LONDON (Reuters Life!) - “I wrote 2 U B4” pens a poet to his lady love, but don’t be deceived — the short message is not a snippet from an iPhone text, but a 19th century form of word play.
The abbreviated line — called emblematic poetry — is just one example of the transformations of the English language, as presented in the British Library’s ‘Evolving English: One Language, Many Voices,’ the largest such exhibit in the world.
The language now spoken by a third of the world’s population came to Britain 1,600 years ago with marauding Germanic tribes, and has been shaped over the centuries by everyone from Viking invaders to French royalty and Caribbean immigrants.
“English has always been diverse and different, and it’s evolved, right from the beginning,” said Jonnie Robinson, a curator and specialist in sociolinguistics.
“One of the things we wanted to celebrate was creative uses of English.”
English developed through the literary and religious canon, with Chaucer and Shakespeare pioneering words like “hunchback” and “eyeball”.
But it’s also been changed by hobo slang and pop music: Frank Zappa’s 1982 hit “Valley Girl” introduced a world audience to the vocabulary of teenagers in California — Valspeak — with phrases such as “I’m like freaking out, totally” and the ubiquitous “oh my God.”
The word “booze” was published in a slang dictionary in 1673, while the verb “to fart” was first recorded in a musical chorus from the 13th century, as “farteth.”
Creative usage inevitably inspired heated criticism. In 1712, the satirist Jonathan Swift wrote a letter to Parliament, railing about the chaos of the English language and urging the formation of an expert panel to determine proper usage.
But the panel never materialized, and neither did plans to change or simplify the language’s spelling, like the Spelling Society’s treatise ‘Advaantajez ov a rashonal speling.’ To this day, there is no official regulation of the English language.

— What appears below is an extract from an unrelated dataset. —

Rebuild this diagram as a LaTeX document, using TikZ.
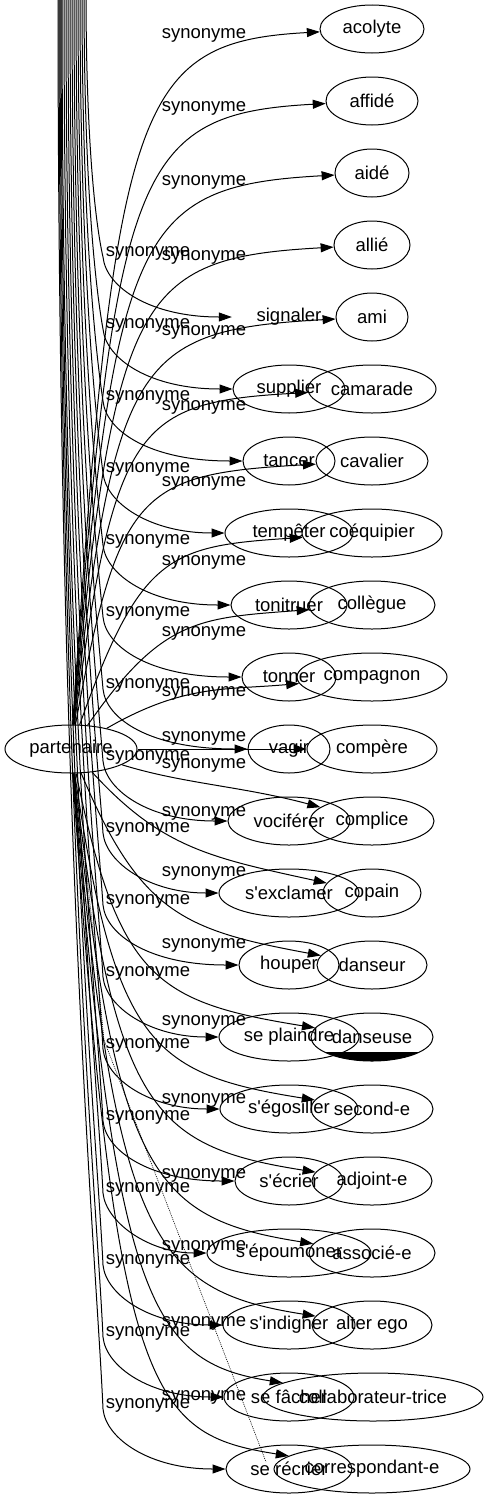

“People are sometimes frightened by the deterioration of language,” Robinson said. “But slang is not a recent thing. It’s always been there.
“Everywhere it’s gone across the globe, English has absorbed words from different languages and dialects.”
Listening stations in the exhibit bring the language to life, allowing visitors to hear modern variations in vocabulary and pronunciation.
A popular recording shares different ways to say attractive, ranging from “bonny” and “fit”, to “crumpet” and “tasty geezer”. There is even a version of an English speaker from India’s Punjab region, who would call a pretty gal “sohni”.
The final room asks visitors to contribute to the library’s archive of 21st century English by reading aloud a passage from the children’s book “Mr. Tickle”, from the Mr. Men series by Roger Hargreaves.
Who knows what history will think of that.
Evolving English: One Language, Many Voices is at the British Library from November 12 to April 3, 2011.